Given information:
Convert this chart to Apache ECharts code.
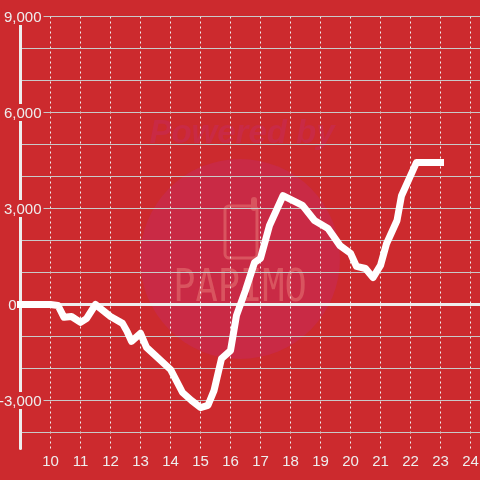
<!DOCTYPE html>
<html><head><meta charset="utf-8">
<style>html,body{margin:0;padding:0;background:#cc2a2e}#c{width:480px;height:480px}</style>
<script src="https://cdn.jsdelivr.net/npm/echarts@6/dist/echarts.min.js"></script>
</head><body><div id="c"></div>
<script>
const hours=[9,10,10.25,10.45,10.7,11,11.2,11.5,12,12.4,12.55,12.7,13,13.2,14,14.4,14.7,15,15.25,15.45,15.7,16,16.2,16.5,16.8,17,17.3,17.75,18.4,18.8,19.25,19.65,20,20.2,20.5,20.75,21,21.2,21.55,21.7,22.2,23];
const values=[0,0,-30,-400,-375,-560,-440,0,-375,-590,-840,-1150,-900,-1340,-2030,-2750,-3000,-3220,-3150,-2690,-1690,-1440,-340,440,1310,1440,2470,3400,3100,2625,2375,1840,1600,1190,1125,840,1220,1900,2625,3400,4440,4440];
const xMin=9,xMax=24.3167,yMin=-4500,yMax=9000;
const labelledY=[9000,6000,3000,0,-3000];
const gridY=[9000,8000,7000,6000,5000,4000,3000,2000,1000,-1000,-2000,-3000,-4000];
const chart=echarts.init(document.getElementById('c'),null,{renderer:'canvas'});
const red='#cc2a2e',wm='#c92a45',wmLine='#d9545f',fg='#eeeeee';
chart.setOption({
 backgroundColor:red,animation:false,
 grid:{left:20.5,right:0,top:16.5,bottom:31.5,containLabel:false,outerBoundsMode:'none'},
 graphic:[
  {type:'circle',z:-10,shape:{cx:240,cy:259,r:100},style:{fill:wm}},
  {type:'text',z:-10,x:242,y:134,style:{text:'Powered by',font:'italic bold 33px "Liberation Sans"',fill:wm,align:'center',verticalAlign:'middle'}},
  {type:'rect',z:-9,shape:{x:225,y:206,width:32,height:52,r:4},style:{fill:'none',stroke:wmLine,lineWidth:3}},
  {type:'line',z:-9,shape:{x1:254,y1:200,x2:254,y2:208},style:{stroke:wmLine,lineWidth:6,lineCap:'round'}},
  {type:'text',z:-9,x:240,y:289,scaleY:1.2,style:{text:'PAPIMO',font:'37px "DejaVu Sans Mono"',fill:wmLine,align:'center',verticalAlign:'middle'}}
 ],
 xAxis:{type:'value',min:xMin,max:xMax,interval:1,
  axisLine:{show:false},axisTick:{show:false},
  axisLabel:{color:fg,fontSize:15,fontFamily:'Liberation Sans',margin:6,showMinLabel:false,showMaxLabel:false,hideOverlap:false},
  splitLine:{show:true,showMinLine:false,showMaxLine:false,lineStyle:{color:'#f0f0f0',type:[2,3],width:1}}},
 yAxis:{type:'value',min:yMin,max:yMax,interval:500,z:3,
  axisLine:{show:true,onZero:false,lineStyle:{color:fg,width:3}},axisTick:{show:false},
  axisLabel:{margin:-23,align:'right',fontFamily:'Liberation Sans',showMinLabel:false,
   formatter:v=>labelledY.includes(v)?(v===0?'{z|0}':'{a|'+v.toLocaleString('en-US')+'}'):'',
   rich:{a:{color:fg,fontSize:15,fontFamily:'Liberation Sans',backgroundColor:red,padding:[2,2,0,2]},
         z:{color:fg,fontSize:15,fontFamily:'Liberation Sans',padding:[2,27,0,0]}}},
  splitLine:{show:false}},
 series:[
  {type:'line',data:[],z:1,silent:true,
   markLine:{silent:true,symbol:'none',label:{show:false},animation:false,z:1,
    data:gridY.map(v=>({yAxis:v})),lineStyle:{color:'#c9c9c9',width:1,type:'solid'}}},
  {type:'line',data:hours.map((h,i)=>[h,values[i]]),showSymbol:false,symbol:'none',clip:false,z:5,
   lineStyle:{color:'#ffffff',width:7,cap:'square',join:'round'},
   markLine:{silent:true,symbol:'none',label:{show:false},animation:false,z:2,
    data:[{yAxis:0}],lineStyle:{color:fg,width:3,type:'solid'}}}]
});
</script></body></html>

Goal:
Copy the whole of the material above exactly, but not its images.

Answer for this exercise:
Convert this chart to Apache ECharts code.
<!DOCTYPE html>
<html><head><meta charset="utf-8">
<style>html,body{margin:0;padding:0;background:#cc2a2e}#c{width:480px;height:480px}</style>
<script src="https://cdn.jsdelivr.net/npm/echarts@6/dist/echarts.min.js"></script>
</head><body><div id="c"></div>
<script>
const hours=[9,10,10.25,10.45,10.7,11,11.2,11.5,12,12.4,12.55,12.7,13,13.2,14,14.4,14.7,15,15.25,15.45,15.7,16,16.2,16.5,16.8,17,17.3,17.75,18.4,18.8,19.25,19.65,20,20.2,20.5,20.75,21,21.2,21.55,21.7,22.2,23];
const values=[0,0,-30,-400,-375,-560,-440,0,-375,-590,-840,-1150,-900,-1340,-2030,-2750,-3000,-3220,-3150,-2690,-1690,-1440,-340,440,1310,1440,2470,3400,3100,2625,2375,1840,1600,1190,1125,840,1220,1900,2625,3400,4440,4440];
const xMin=9,xMax=24.3167,yMin=-4500,yMax=9000;
const labelledY=[9000,6000,3000,0,-3000];
const gridY=[9000,8000,7000,6000,5000,4000,3000,2000,1000,-1000,-2000,-3000,-4000];
const chart=echarts.init(document.getElementById('c'),null,{renderer:'canvas'});
const red='#cc2a2e',wm='#c92a45',wmLine='#d9545f',fg='#eeeeee';
chart.setOption({
 backgroundColor:red,animation:false,
 grid:{left:20.5,right:0,top:16.5,bottom:31.5,containLabel:false,outerBoundsMode:'none'},
 graphic:[
  {type:'circle',z:-10,shape:{cx:240,cy:259,r:100},style:{fill:wm}},
  {type:'text',z:-10,x:242,y:134,style:{text:'Powered by',font:'italic bold 33px "Liberation Sans"',fill:wm,align:'center',verticalAlign:'middle'}},
  {type:'rect',z:-9,shape:{x:225,y:206,width:32,height:52,r:4},style:{fill:'none',stroke:wmLine,lineWidth:3}},
  {type:'line',z:-9,shape:{x1:254,y1:200,x2:254,y2:208},style:{stroke:wmLine,lineWidth:6,lineCap:'round'}},
  {type:'text',z:-9,x:240,y:289,scaleY:1.2,style:{text:'PAPIMO',font:'37px "DejaVu Sans Mono"',fill:wmLine,align:'center',verticalAlign:'middle'}}
 ],
 xAxis:{type:'value',min:xMin,max:xMax,interval:1,
  axisLine:{show:false},axisTick:{show:false},
  axisLabel:{color:fg,fontSize:15,fontFamily:'Liberation Sans',margin:6,showMinLabel:false,showMaxLabel:false,hideOverlap:false},
  splitLine:{show:true,showMinLine:false,showMaxLine:false,lineStyle:{color:'#f0f0f0',type:[2,3],width:1}}},
 yAxis:{type:'value',min:yMin,max:yMax,interval:500,z:3,
  axisLine:{show:true,onZero:false,lineStyle:{color:fg,width:3}},axisTick:{show:false},
  axisLabel:{margin:-23,align:'right',fontFamily:'Liberation Sans',showMinLabel:false,
   formatter:v=>labelledY.includes(v)?(v===0?'{z|0}':'{a|'+v.toLocaleString('en-US')+'}'):'',
   rich:{a:{color:fg,fontSize:15,fontFamily:'Liberation Sans',backgroundColor:red,padding:[2,2,0,2]},
         z:{color:fg,fontSize:15,fontFamily:'Liberation Sans',padding:[2,27,0,0]}}},
  splitLine:{show:false}},
 series:[
  {type:'line',data:[],z:1,silent:true,
   markLine:{silent:true,symbol:'none',label:{show:false},animation:false,z:1,
    data:gridY.map(v=>({yAxis:v})),lineStyle:{color:'#c9c9c9',width:1,type:'solid'}}},
  {type:'line',data:hours.map((h,i)=>[h,values[i]]),showSymbol:false,symbol:'none',clip:false,z:5,
   lineStyle:{color:'#ffffff',width:7,cap:'square',join:'round'},
   markLine:{silent:true,symbol:'none',label:{show:false},animation:false,z:2,
    data:[{yAxis:0}],lineStyle:{color:fg,width:3,type:'solid'}}}]
});
</script></body></html>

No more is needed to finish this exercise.